| Task |
Give back, word for word, only the lines from the opening of the records through the one with "return (x - L) / (R - L)". Pictures stay out.

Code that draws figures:

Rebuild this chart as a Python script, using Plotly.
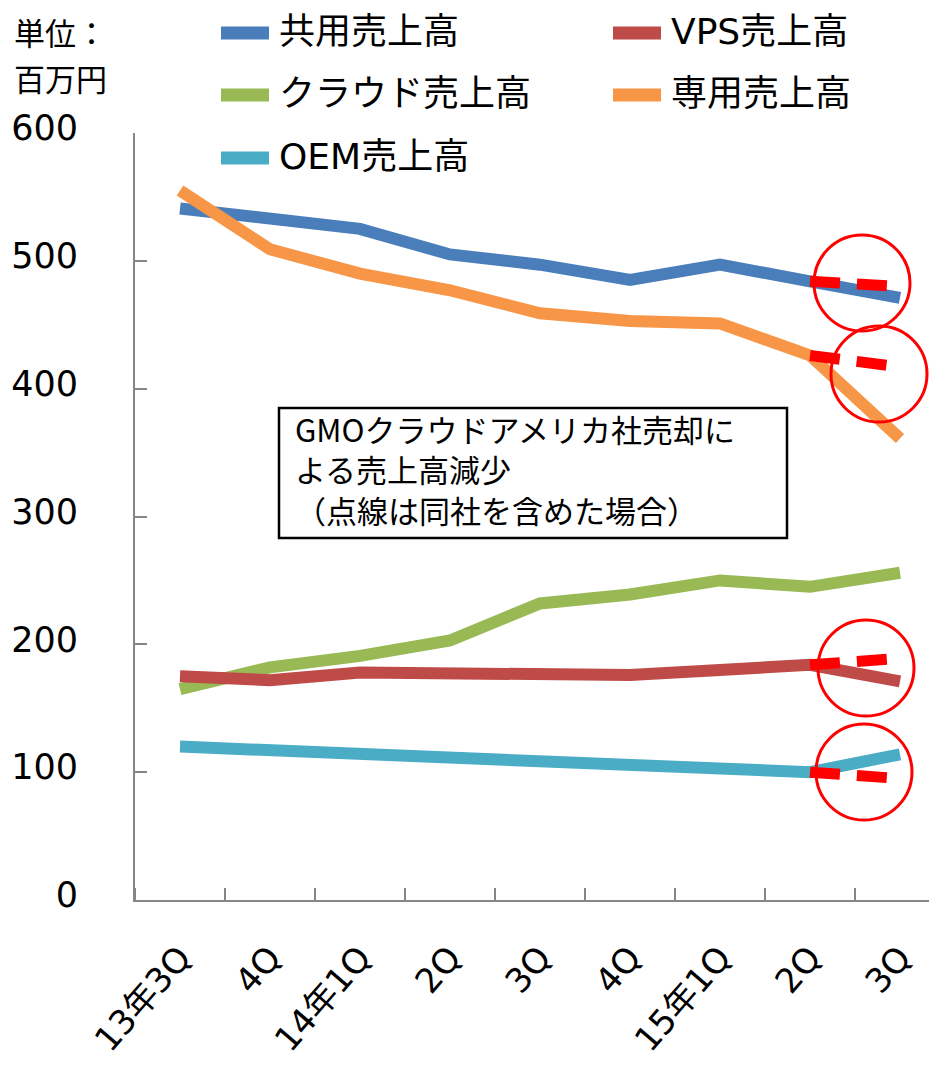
import plotly.graph_objects as go

# ---------------- data ----------------
quarters = ["13年3Q", "4Q", "14年1Q", "2Q", "3Q", "4Q", "15年1Q", "2Q", "3Q"]
shared_sales = [541, 532, 525, 505, 497, 485, 497, 484, 471]      # 共用売上高
vps_sales = [175, 172, 178, 178, 178, 176, 180, 184, 171]         # VPS売上高
cloud_sales = [165, 182, 191, 203, 232, 239, 250, 245, 256]       # クラウド売上高
dedicated_sales = [555, 509, 490, 477, 459, 453, 451, 426, 361]   # 専用売上高
oem_sales = [120, 117, 115, 110, 107, 105, 101, 100, 114]         # OEM売上高

# dotted lines: values including GMOクラウドアメリカ (last two quarters)
shared_incl = [484, 480]
dedicated_incl = [426, 417]
vps_incl = [184, 189]
oem_incl = [100, 95]

y_ticks = [0, 100, 200, 300, 400, 500, 600]

# ---------------- style ----------------
C_SHARED = "#4A7EBB"
C_VPS = "#BE4B48"
C_CLOUD = "#98B954"
C_DED = "#F79646"
C_OEM = "#4BACC6"
AXIS = "#868686"
FONT = "DejaVu Sans, Noto Sans CJK JP, sans-serif"
JFONT = "Noto Sans CJK JP, DejaVu Sans, sans-serif"

OFF = 8                      # page body margin
W, H = 937 - OFF, 1067 - OFF
L, R, T, B = 135, 937, 133, 900   # plot box in screen pixels


def px(x):
    return (x - L) / (R - L)


def py(y):
    return (B - y) / (B - T)


x_idx = list(range(len(quarters)))
x_last = x_idx[-2:]

fig = go.Figure()

series = [
    (shared_sales, C_SHARED),
    (dedicated_sales, C_DED),
    (cloud_sales, C_CLOUD),
    (vps_sales, C_VPS),
    (oem_sales, C_OEM),
]
for vals, col in series:
    fig.add_trace(go.Scatter(x=x_idx, y=vals, mode="lines",
                             line=dict(color=col, width=12),
                             hoverinfo="skip", showlegend=False))

for vals in [shared_incl, dedicated_incl, vps_incl, oem_incl]:
    fig.add_trace(go.Scatter(x=x_last, y=vals, mode="lines",
                             line=dict(color="#FF0000", width=11, dash="30px,17px"),
                             hoverinfo="skip", showlegend=False))

shapes = []
annotations = []

# red circles (screen-pixel centres)
for cx, cy in [(862, 283), (879, 374), (866, 668), (864, 772), (-43, 230)]:
    r = 48
    shapes.append(dict(type="circle", xref="paper", yref="paper",
                       x0=px(cx - r), x1=px(cx + r), y0=py(cy + r), y1=py(cy - r),
                       line=dict(color="#FF0000", width=3), layer="above"))

# stray axis fragment at left edge
shapes.append(dict(type="line", xref="paper", yref="paper",
                   x0=px(5), x1=px(5), y0=py(884), y1=py(897),
                   line=dict(color=AXIS, width=2)))
shapes.append(dict(type="line", xref="paper", yref="paper",
                   x0=px(0), x1=px(6), y0=py(897), y1=py(897),
                   line=dict(color=AXIS, width=2)))

# legend (manual)
legend_items = [
    ("共用売上高", C_SHARED, 215, 33),
    ("VPS売上高", C_VPS, 607, 33),
    ("クラウド売上高", C_CLOUD, 215, 95),
    ("専用売上高", C_DED, 607, 95),
    ("OEM売上高", C_OEM, 215, 158),
]
for text, col, lx, ly in legend_items:
    shapes.append(dict(type="line", xref="paper", yref="paper",
                       x0=px(lx + 6), x1=px(lx + 54), y0=py(ly), y1=py(ly),
                       line=dict(color=col, width=13)))
    annotations.append(dict(text=text, xref="paper", yref="paper",
                            x=px(lx + 62), y=py(ly - 2), xanchor="left", yanchor="middle",
                            showarrow=False, font=dict(family=FONT, size=36, color="black")))

# unit label
for text, uy in [("単位：", 32), ("百万円", 77)]:
    annotations.append(dict(text=text, xref="paper", yref="paper",
                            x=px(12), y=py(uy), xanchor="left", yanchor="middle",
                            showarrow=False, font=dict(family=JFONT, size=31, color="black")))

# text box
shapes.append(dict(type="rect", xref="paper", yref="paper",
                   x0=px(279), x1=px(787), y0=py(538), y1=py(408),
                   line=dict(color="black", width=2.5), fillcolor="white", layer="above"))
annotations.append(dict(text="GMOクラウドアメリカ社売却に<br>よる売上高減少<br>（点線は同社を含めた場合）",
                        xref="paper", yref="paper", x=px(293), y=py(469),
                        xanchor="left", yanchor="middle", align="left",
                        showarrow=False, font=dict(family=JFONT, size=31, color="black")))

fig.update_layout(
    width=W, height=H,
    margin=dict(l=L - OFF, r=W - (R - OFF), t=T - OFF, b=H - (B - OFF), pad=0),
    plot_bgcolor="white", paper_bgcolor="white",
    showlegend=False,
    shapes=shapes, annotations=annotations,
    xaxis=dict(range=[-0.5, (R - L) / 90 - 0.5], tickmode="array", tickvals=x_idx,
               ticktext=quarters, tickangle=-49, ticks="", showline=True,
               linecolor=AXIS, linewidth=2, showgrid=False, zeroline=False,
               tickfont=dict(family=FONT, size=34, color="black"),
               ticklabelstandoff=22,
               minor=dict(tick0=-0.5, dtick=1, ticks="inside", ticklen=12,
                          tickcolor=AXIS, tickwidth=1.5, showgrid=False)),
    yaxis=dict(range=[0, 600], tickmode="array", tickvals=y_ticks, ticks="inside",
               ticklen=12, tickcolor=AXIS, tickwidth=1.5, showline=True,
               linecolor=AXIS, linewidth=2, showgrid=False, zeroline=False,
               tickfont=dict(family=FONT, size=35, color="black"),
               ticklabelstandoff=48, ticklabelshift=-5),
)

fig.write_html("out.html")
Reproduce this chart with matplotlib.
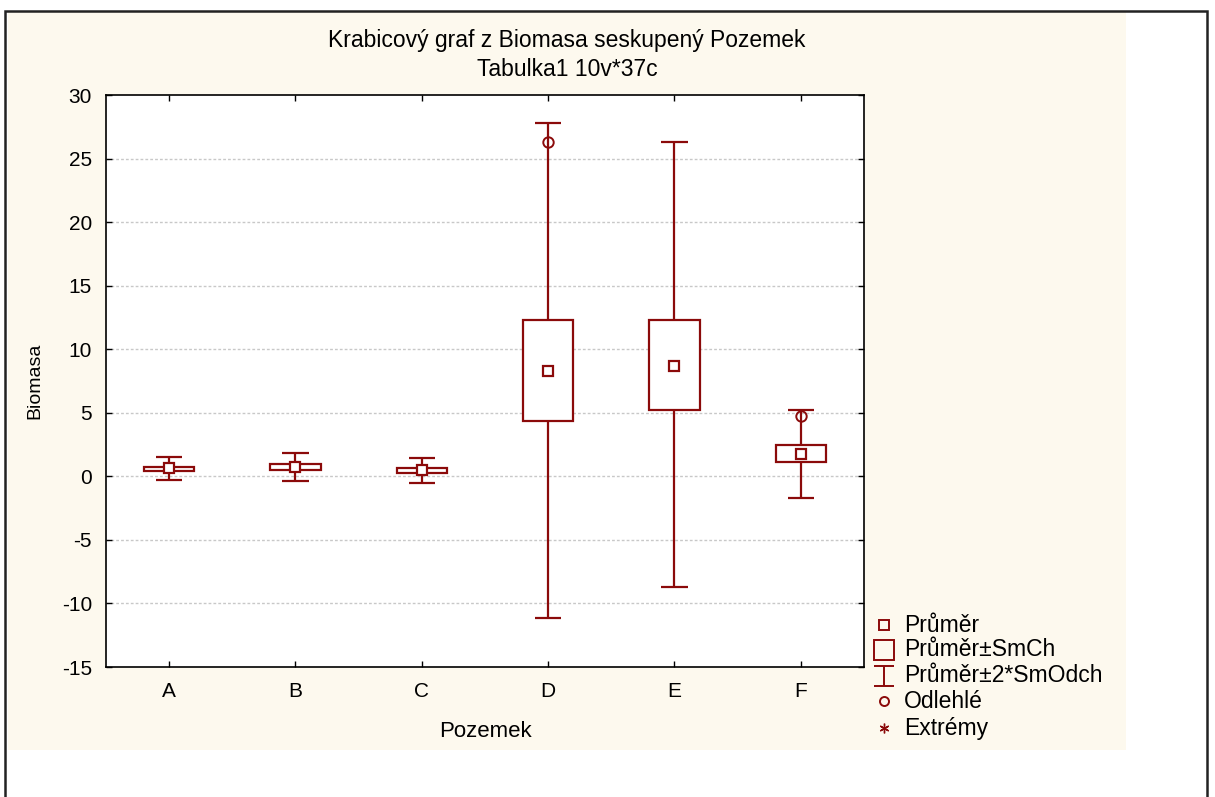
import matplotlib
matplotlib.use("Agg")
import matplotlib.pyplot as plt
from matplotlib.patches import Rectangle
from matplotlib.lines import Line2D
from matplotlib.path import Path

# Biomasa per Pozemek: mean, mean +/- SE box, mean +/- 2*SD whiskers
categories = ["A", "B", "C", "D", "E", "F"]
means = [0.63, 0.74, 0.46, 8.32, 8.70, 1.78]
box_lo = [0.39, 0.50, 0.26, 4.33, 5.19, 1.10]
box_hi = [0.76, 0.97, 0.65, 12.27, 12.27, 2.49]
whisk_lo = [-0.28, -0.37, -0.52, -11.17, -8.73, -1.70]
whisk_hi = [1.50, 1.83, 1.42, 27.77, 26.28, 5.25]

# outliers (category, value)
outlier_cat = ["D", "F"]
outlier_val = [26.28, 4.75]

y_ticks = [30, 25, 20, 15, 10, 5, 0, -5, -10, -15]

legend_labels = ["Průměr", "Průměr±SmCh", "Průměr±2*SmOdch", "Odlehlé", "Extrémy"]

red = "#8b0a0a"
cream = "#fdf9ee"

plt.rcParams["font.family"] = ["Liberation Sans", "DejaVu Sans"]

fig = plt.figure(figsize=(12.15, 7.97), dpi=100)
fig.patch.set_facecolor("white")

# cream background panel and outer frame
fig.add_artist(Rectangle((0.0066, 0.059), 0.920, 0.926, transform=fig.transFigure,
                         facecolor=cream, edgecolor="none", zorder=-2))
fig.add_artist(Rectangle((0.0041, -0.2), 0.9893, 1.186, transform=fig.transFigure,
                         facecolor="none", edgecolor="#222222", linewidth=1.8, zorder=-1))

ax = fig.add_axes([0.0872, 0.1631, 0.6239, 0.7177])
ax.set_facecolor("white")

pos = {c: i + 1 for i, c in enumerate(categories)}
x = [pos[c] for c in categories]
box_w = 0.40
cap_w = 0.21

# whiskers (from box edge outwards) and caps
ax.vlines(x, box_hi, whisk_hi, color=red, linewidth=1.6, zorder=2)
ax.vlines(x, whisk_lo, box_lo, color=red, linewidth=1.6, zorder=2)
ax.hlines(whisk_hi, [v - cap_w / 2 for v in x], [v + cap_w / 2 for v in x],
          color=red, linewidth=1.6, zorder=2)
ax.hlines(whisk_lo, [v - cap_w / 2 for v in x], [v + cap_w / 2 for v in x],
          color=red, linewidth=1.6, zorder=2)

# boxes
for xi, lo, hi in zip(x, box_lo, box_hi):
    ax.add_patch(Rectangle((xi - box_w / 2, lo), box_w, hi - lo, facecolor="white",
                           edgecolor=red, linewidth=1.6, zorder=3))

# means
ax.plot(x, means, ls="none", marker="s", ms=7.5, mfc="white", mec=red, mew=1.6, zorder=4)

# outliers
ax.plot([pos[c] for c in outlier_cat], outlier_val, ls="none", marker="o", ms=7.5,
        mfc="none", mec=red, mew=1.4, zorder=4)

ax.set_xlim(0.5, 6.5)
ax.set_ylim(-15, 30)
ax.set_xticks(x)
ax.set_xticklabels(categories)
ax.set_yticks(y_ticks)
ax.set_yticklabels([str(t) for t in y_ticks])
ax.tick_params(direction="in", length=4, width=1, labelsize=15, top=True, right=True,
               colors="black")
ax.tick_params(axis="y", pad=10)
ax.tick_params(axis="x", pad=11)

for t in y_ticks[1:-1]:
    ax.axhline(t, color="#c8c8c8", linestyle=(0, (2, 1.5)), linewidth=1, zorder=0)

for s in ax.spines.values():
    s.set_linewidth(1.2)
    s.set_color("black")

ax.set_xlabel("Pozemek", fontsize=16)
ax.set_ylabel("Biomasa", fontsize=14)
ax.xaxis.set_label_coords(0.5, -0.112)
ax.yaxis.set_label_coords(-0.094, 0.5)
ax.xaxis.label.set_va("center")
ax.yaxis.label.set_va("center")

fig.text(0.4667, 0.949, "Krabicový graf z Biomasa seskupený Pozemek", ha="center",
         va="center", fontsize=16.5)
fig.text(0.4667, 0.913, "Tabulka1 10v*37c", ha="center", va="center", fontsize=16.5)

# legend symbols drawn by hand
ibeam = Path([(-0.5, 0.5), (0.5, 0.5), (0, 0.5), (0, -0.5), (-0.5, -0.5), (0.5, -0.5)],
             [Path.MOVETO, Path.LINETO, Path.MOVETO, Path.LINETO, Path.MOVETO, Path.LINETO])
symbols = [
    dict(marker="s", ms=6.5, mfc="none", mew=1.4),
    dict(marker="s", ms=14.5, mfc="none", mew=1.4),
    dict(marker=ibeam, ms=14, mfc="none", mew=1.4),
    dict(marker="o", ms=6.5, mfc="none", mew=1.4),
    dict(marker=(6, 2, 0), ms=7, mew=1.0),
]
row_y = [625, 650, 676, 701, 728]
for lab, sym, yy in zip(legend_labels, symbols, row_y):
    yf = 1 - yy / 797
    fig.add_artist(Line2D([884 / 1215], [yf], transform=fig.transFigure, ls="none",
                          mec=red, color=red, **sym))
    fig.text(904 / 1215, yf, lab, ha="left", va="center", fontsize=16.5)

fig.savefig("out.png", dpi=100)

| The solution |
Rebuild this chart as a Python script, using Plotly.
import plotly.graph_objects as go

# ---------------- data ----------------
quarters = ["13年3Q", "4Q", "14年1Q", "2Q", "3Q", "4Q", "15年1Q", "2Q", "3Q"]
shared_sales = [541, 532, 525, 505, 497, 485, 497, 484, 471]      # 共用売上高
vps_sales = [175, 172, 178, 178, 178, 176, 180, 184, 171]         # VPS売上高
cloud_sales = [165, 182, 191, 203, 232, 239, 250, 245, 256]       # クラウド売上高
dedicated_sales = [555, 509, 490, 477, 459, 453, 451, 426, 361]   # 専用売上高
oem_sales = [120, 117, 115, 110, 107, 105, 101, 100, 114]         # OEM売上高

# dotted lines: values including GMOクラウドアメリカ (last two quarters)
shared_incl = [484, 480]
dedicated_incl = [426, 417]
vps_incl = [184, 189]
oem_incl = [100, 95]

y_ticks = [0, 100, 200, 300, 400, 500, 600]

# ---------------- style ----------------
C_SHARED = "#4A7EBB"
C_VPS = "#BE4B48"
C_CLOUD = "#98B954"
C_DED = "#F79646"
C_OEM = "#4BACC6"
AXIS = "#868686"
FONT = "DejaVu Sans, Noto Sans CJK JP, sans-serif"
JFONT = "Noto Sans CJK JP, DejaVu Sans, sans-serif"

OFF = 8                      # page body margin
W, H = 937 - OFF, 1067 - OFF
L, R, T, B = 135, 937, 133, 900   # plot box in screen pixels


def px(x):
    return (x - L) / (R - L)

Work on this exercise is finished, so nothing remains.